→ **Material provided**
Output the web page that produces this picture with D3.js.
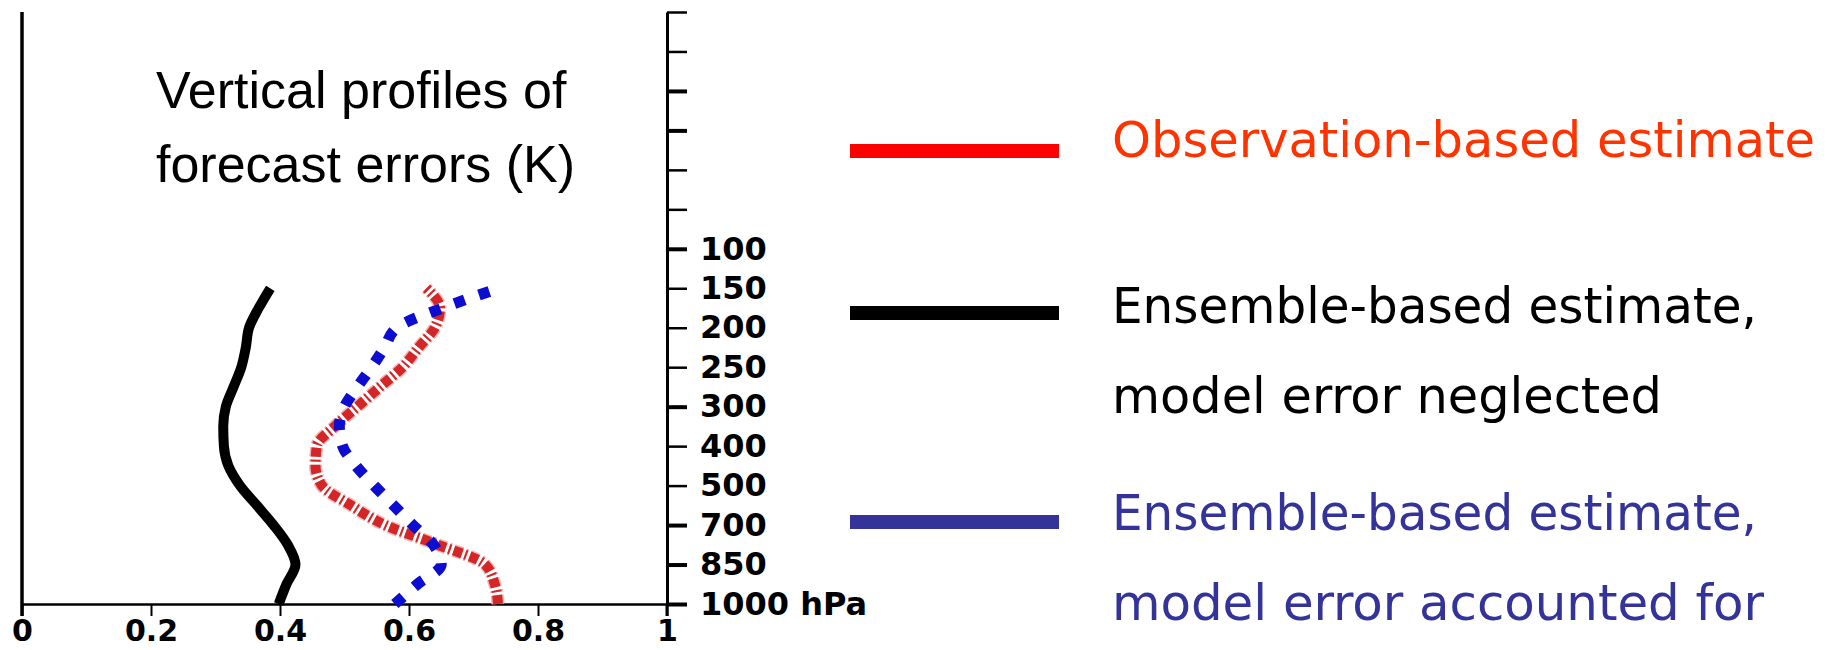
<!DOCTYPE html>
<html lang="en">

<head>
  <meta charset="UTF-8">
  <title>Vertical profiles of forecast errors</title>
  <script src="https://d3js.org/d3.v7.min.js"></script>
  <style>
    body { margin: 0; background: #fff; }
  </style>
</head>

<body>
  <script>

    // pressure levels, bottom to top (evenly spaced on the axis)
    var levels = ["1000 hPa", "850", "700", "500", "400", "300", "250", "200", "150", "100"];
    var axisSlots = 16; // 10 labelled + 6 unlabelled ticks above 100 hPa

    // sample positions along the level axis (0 = 1000 hPa, 8 = 150 hPa)
    var samplePos = [0, 0.5, 1, 1.5, 2, 2.5, 3, 3.5, 4, 4.5, 5, 5.5, 6, 6.5, 7, 7.5, 8];

    // forecast error (K)
    var obsBased = [0.738, 0.733, 0.718, 0.645, 0.563, 0.51, 0.465, 0.455, 0.457, 0.485, 0.52, 0.555, 0.59, 0.615, 0.64, 0.648, 0.627];
    var ensNeglected = [0.398, 0.41, 0.424, 0.412, 0.39, 0.364, 0.338, 0.32, 0.313, 0.312, 0.316, 0.328, 0.34, 0.347, 0.352, 0.367, 0.385];
    var ensAccounted = [0.578, 0.613, 0.65, 0.638, 0.606, 0.576, 0.546, 0.518, 0.497, 0.492, 0.5, 0.52, 0.542, 0.562, 0.581, 0.652, 0.74];

    var xTicks = [0, 0.2, 0.4, 0.6, 0.8, 1];

    var titleLines = ["Vertical profiles of", "forecast errors (K)"];

    var legendItems = [
      { lines: ["Observation-based estimate"], stroke: "#ff0000", text: "#ff3300" },
      { lines: ["Ensemble-based estimate,", "model error neglected"], stroke: "#000000", text: "#000000" },
      { lines: ["Ensemble-based estimate,", "model error accounted for"], stroke: "#333399", text: "#333399" }
    ];

    var width = 1836, height = 650;

    var svg = d3.select("body").append("svg")
      .attr("width", width)
      .attr("height", height);

    var x = d3.scaleLinear().domain([0, 1]).range([22, 667]);
    var y = d3.scaleLinear().domain([0, axisSlots - 1]).range([604, 12]);

    // left frame line
    svg.append("line")
      .attr("x1", x(0)).attr("x2", x(0))
      .attr("y1", y(axisSlots - 1)).attr("y2", y(0) + 12)
      .attr("stroke", "#000").attr("stroke-width", 3.5);

    // bottom axis
    var xAxis = svg.append("g")
      .attr("transform", "translate(0," + y(0) + ")")
      .call(d3.axisBottom(x)
        .tickValues(xTicks)
        .tickSize(12)
        .tickSizeOuter(0)
        .tickPadding(4)
        .tickFormat(function (d) { return String(+d.toFixed(1)); }));
    xAxis.select(".domain").attr("stroke-width", 2.5);
    xAxis.selectAll(".tick line").attr("stroke-width", 2);
    xAxis.selectAll("text")
      .attr("font-family", "DejaVu Sans")
      .attr("font-weight", "bold")
      .attr("font-size", 30)
      .attr("fill", "#000");

    // right pressure axis
    var yAxis = svg.append("g")
      .attr("transform", "translate(" + x(1) + ",0)")
      .call(d3.axisRight(y)
        .tickValues(d3.range(axisSlots))
        .tickSize(20)
        .tickSizeOuter(0)
        .tickPadding(13)
        .tickFormat(function (d) { return d < levels.length ? levels[d] : ""; }));
    yAxis.select(".domain").attr("stroke-width", 3);
    yAxis.selectAll(".tick line").attr("stroke-width", function (d) {
      return [0, 1, 2, 5, 9, 12, 13].indexOf(d) >= 0 ? 4 : 2.5;
    });
    yAxis.selectAll("text")
      .attr("font-family", "DejaVu Sans")
      .attr("font-weight", "bold")
      .attr("font-size", 32)
      .attr("fill", "#000");
    svg.append("line")
      .attr("x1", x(1)).attr("x2", x(1))
      .attr("y1", y(0)).attr("y2", y(0) + 12)
      .attr("stroke", "#000").attr("stroke-width", 3);

    // profiles
    function profile(values) {
      return d3.line()
        .x(function (d, i) { return x(values[i]); })
        .y(function (d) { return y(d); })
        .curve(d3.curveMonotoneY)(samplePos);
    }

    svg.append("path")
      .attr("d", profile(ensNeglected))
      .attr("fill", "none")
      .attr("stroke", "#000")
      .attr("stroke-width", 10);

    svg.append("path")
      .attr("d", profile(obsBased))
      .attr("fill", "none")
      .attr("stroke", "#f4b4b4")
      .attr("stroke-width", 13)
      .attr("stroke-dasharray", "9,3,2,3");
    svg.append("path")
      .attr("d", profile(obsBased))
      .attr("fill", "none")
      .attr("stroke", "#d42626")
      .attr("stroke-width", 10)
      .attr("stroke-dasharray", "9,3,2,3");

    svg.append("path")
      .attr("d", profile(ensAccounted))
      .attr("fill", "none")
      .attr("stroke", "#0d0dd2")
      .attr("stroke-width", 11)
      .attr("stroke-dasharray", "11,15")
      .attr("stroke-linejoin", "round");

    // title
    svg.append("g").selectAll("text")
      .data(titleLines)
      .enter()
      .append("text")
      .attr("x", 156)
      .attr("y", function (d, i) { return 108 + i * 74; })
      .attr("font-family", "Liberation Sans, Arial, sans-serif")
      .attr("font-size", 52)
      .attr("fill", "#000")
      .text(function (d) { return d; });

    // legend
    var legendLineY = [151, 313, 522];
    var legendBaselines = [[157], [323, 413], [530, 620]];
    var legendWidths = [[703], [645, 550], [645, 652]];

    legendItems.forEach(function (item, k) {
      svg.append("line")
        .attr("x1", 850).attr("x2", 1059)
        .attr("y1", legendLineY[k]).attr("y2", legendLineY[k])
        .attr("stroke", item.stroke)
        .attr("stroke-width", 14);
      item.lines.forEach(function (t, j) {
        svg.append("text")
          .attr("x", 1112)
          .attr("y", legendBaselines[k][j])
          .attr("font-family", "DejaVu Sans Condensed, DejaVu Sans, sans-serif")
          .attr("font-size", 50)
          .attr("textLength", legendWidths[k][j])
          .attr("lengthAdjust", "spacingAndGlyphs")
          .attr("fill", item.text)
          .text(t);
      });
    });

  </script>
</body>

</html>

→ **Required work**
Repeat exactly and only the lines from the start of the data above through the line that holds "var axisSlots = 16;", inclusive. Pictures do not belong in the copy.

→ **Task output**
Output the web page that produces this picture with D3.js.
<!DOCTYPE html>
<html lang="en">

<head>
  <meta charset="UTF-8">
  <title>Vertical profiles of forecast errors</title>
  <script src="https://d3js.org/d3.v7.min.js"></script>
  <style>
    body { margin: 0; background: #fff; }
  </style>
</head>

<body>
  <script>

    // pressure levels, bottom to top (evenly spaced on the axis)
    var levels = ["1000 hPa", "850", "700", "500", "400", "300", "250", "200", "150", "100"];
    var axisSlots = 16; // 10 labelled + 6 unlabelled ticks above 100 hPa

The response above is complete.